Detection of walnut varieties using impact acoustics and artificial neural networks (ANNs)

Abstract

In this study, an acoustic-based intelligent system was developed for classifying of sangi and kaghazi genotypes of Iranian Walnuts. To develop the ANN models a total of 4000 Walnut sound signals, 2000 samples for each genotypes, were recorded. The nuts were randomly selected, slide down a chute, inclined 30 above the horizontal, on which nuts slide down to impact a steel plate and their acoustic signals were recorded from the impact. The resulting acoustic signals, processed and potential features were extracted from the analysis of sound signals in both time and frequency domains.
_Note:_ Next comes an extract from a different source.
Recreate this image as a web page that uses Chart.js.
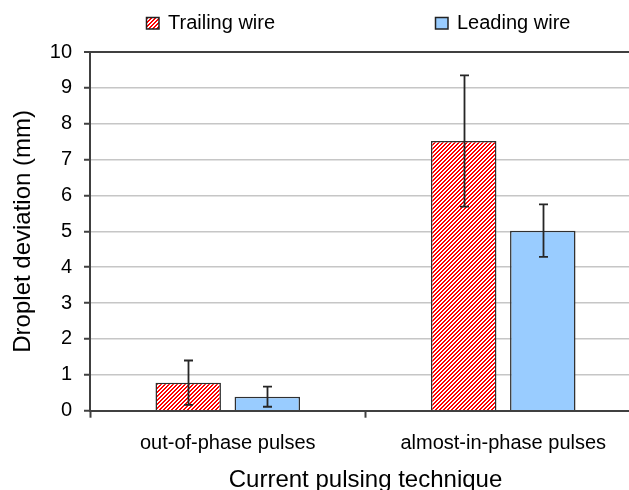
<!DOCTYPE html>
<html>
<head>
<meta charset="utf-8">
<script src="https://cdn.jsdelivr.net/npm/chart.js@4.4.1/dist/chart.umd.min.js"></script>
<style>
  html, body { margin: 0; padding: 0; background: #fff; width: 629px; height: 490px; overflow: hidden; }
  #wrap { position: absolute; left: 0; top: 0; width: 646px; height: 500px; }
</style>
</head>
<body>
<div id="wrap"><canvas id="chart" width="646" height="500"></canvas></div>
<script>
// Droplet deviation by current pulsing technique, mean ± spread
const categories = ['out-of-phase pulses', 'almost-in-phase pulses'];
const seriesNames = ['Trailing wire', 'Leading wire'];
const trailingWire = [0.78, 7.52];
const leadingWire = [0.39, 5.02];
const trailingSpread = [0.62, 1.83];
const leadingSpread = [0.28, 0.73];
const yMin = 0, yMax = 10, yStep = 1;

const FONT = "'Liberation Sans', Arial, sans-serif";
const INK = '#000';
const AXIS = '#404040';
const GRID = '#c6c6c6';
const BLUE = '#99ccff';

// red/white diagonal hatching for the trailing-wire bars
function makeHatch() {
  const c = document.createElement('canvas');
  c.width = 4; c.height = 4;
  const g = c.getContext('2d');
  g.fillStyle = '#ffffff';
  g.fillRect(0, 0, 4, 4);
  g.fillStyle = '#ff0000';
  for (let y = 0; y < 4; y++) {
    for (let x = 0; x < 4; x++) {
      if ((x + y) % 4 < 2) g.fillRect(x, y, 1, 1);
    }
  }
  return g.createPattern(c, 'repeat');
}
const hatch = makeHatch();

// whisker for every bar, from value - spread to value + spread
const errorBars = {
  id: 'errorBars',
  afterDatasetsDraw(chart) {
    const ctx = chart.ctx;
    const ys = chart.scales.y;
    ctx.save();
    ctx.strokeStyle = '#262626';
    ctx.lineWidth = 1.8;
    chart.data.datasets.forEach((ds, i) => {
      const meta = chart.getDatasetMeta(i);
      meta.data.forEach((bar, j) => {
        const v = ds.data[j], e = ds.spread[j];
        const x = Math.round(bar.x) + 0.5;
        const yt = ys.getPixelForValue(v + e);
        const yb = ys.getPixelForValue(v - e);
        ctx.beginPath();
        ctx.moveTo(x, yt); ctx.lineTo(x, yb);
        ctx.moveTo(x - 4.5, yt); ctx.lineTo(x + 4.5, yt);
        ctx.moveTo(x - 4.5, yb); ctx.lineTo(x + 4.5, yb);
        ctx.stroke();
      });
    });
    ctx.restore();
  }
};

// legend row above the plot
const topLegend = {
  id: 'topLegend',
  afterDraw(chart) {
    const ctx = chart.ctx;
    const slots = [146, 435];
    ctx.save();
    ctx.font = '20px ' + FONT;
    ctx.textBaseline = 'alphabetic';
    ctx.textAlign = 'left';
    chart.data.datasets.forEach((ds, i) => {
      const x0 = slots[i];
      ctx.fillStyle = ds.backgroundColor;
      ctx.fillRect(x0, 17, 13, 12);
      ctx.strokeStyle = '#222';
      ctx.lineWidth = 1.5;
      ctx.strokeRect(x0 + 0.5, 17.5, 12.5, 11.5);
      ctx.fillStyle = INK;
      ctx.fillText(ds.label, x0 + 22, 29);
    });
    ctx.restore();
  }
};

new Chart(document.getElementById('chart'), {
  type: 'bar',
  data: {
    labels: categories,
    datasets: [
      {
        label: seriesNames[0],
        data: trailingWire,
        spread: trailingSpread,
        backgroundColor: hatch,
        borderColor: '#303030',
        borderWidth: 1.5
      },
      {
        label: seriesNames[1],
        data: leadingWire,
        spread: leadingSpread,
        backgroundColor: BLUE,
        borderColor: '#303030',
        borderWidth: 1.5
      }
    ]
  },
  options: {
    responsive: false,
    animation: false,
    devicePixelRatio: 1,
    categoryPercentage: 0.574,
    barPercentage: 0.828,
    layout: { padding: { top: 52, right: 5, left: 0, bottom: 0 } },
    plugins: {
      legend: { display: false },
      tooltip: { enabled: false }
    },
    scales: {
      x: {
        afterFit(scale) { scale.height = 89.3; },
        grid: {
          offset: true,
          drawOnChartArea: false,
          drawTicks: true,
          tickLength: 7,
          tickColor: AXIS,
          tickWidth: 2
        },
        border: { color: AXIS, width: 2 },
        ticks: {
          color: INK,
          padding: 14,
          font: { family: FONT, size: 20 },
          maxRotation: 0
        },
        title: {
          display: true,
          text: 'Current pulsing technique',
          color: INK,
          font: { family: FONT, size: 24 },
          padding: { top: 11, bottom: 5 }
        }
      },
      y: {
        min: yMin,
        max: yMax,
        afterFit(scale) { scale.width = 90; },
        ticks: {
          stepSize: yStep,
          color: INK,
          padding: 12,
          font: { family: FONT, size: 20 }
        },
        grid: {
          color: ctx => (ctx.tick && ctx.tick.value === yMax) ? AXIS : GRID,
          lineWidth: ctx => (ctx.tick && ctx.tick.value === yMax) ? 2 : 1.5,
          tickColor: AXIS,
          tickLength: 6,
          tickWidth: 2
        },
        border: { color: AXIS, width: 2 },
        title: {
          display: true,
          text: 'Droplet deviation (mm)',
          color: INK,
          font: { family: FONT, size: 24 },
          padding: { top: 8.5, bottom: 0 }
        }
      }
    }
  },
  plugins: [errorBars, topLegend]
});
</script>
</body>
</html>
The method is based on feature generation by Fast Fourier Transform (FFT), feature reduction by PCA and classification by Multilayer Feedforward Neural Network. Features such as amplitude, phase and power spectrum of sound signals are computed via a 1024-point FFT. By using PCA more than 98% reduction in the dimension of feature vector is achieved. In developing the ANN models, several ANN architectures, each having different numbers of neurons in hidden layer, were evaluated. The optimal model was selected after several evaluations based on minimizing the mean square error (MSE), correct detection rate (CDR) and correlation coefficient (r). Selected ANN for classification was of 47-18-2 configuration. CDR of the proposed ANN model for two walnut genotypes, Sangi and Kaghazi were 99.64 and 96.56 respectively. MSE of the system was found to be 0.0185.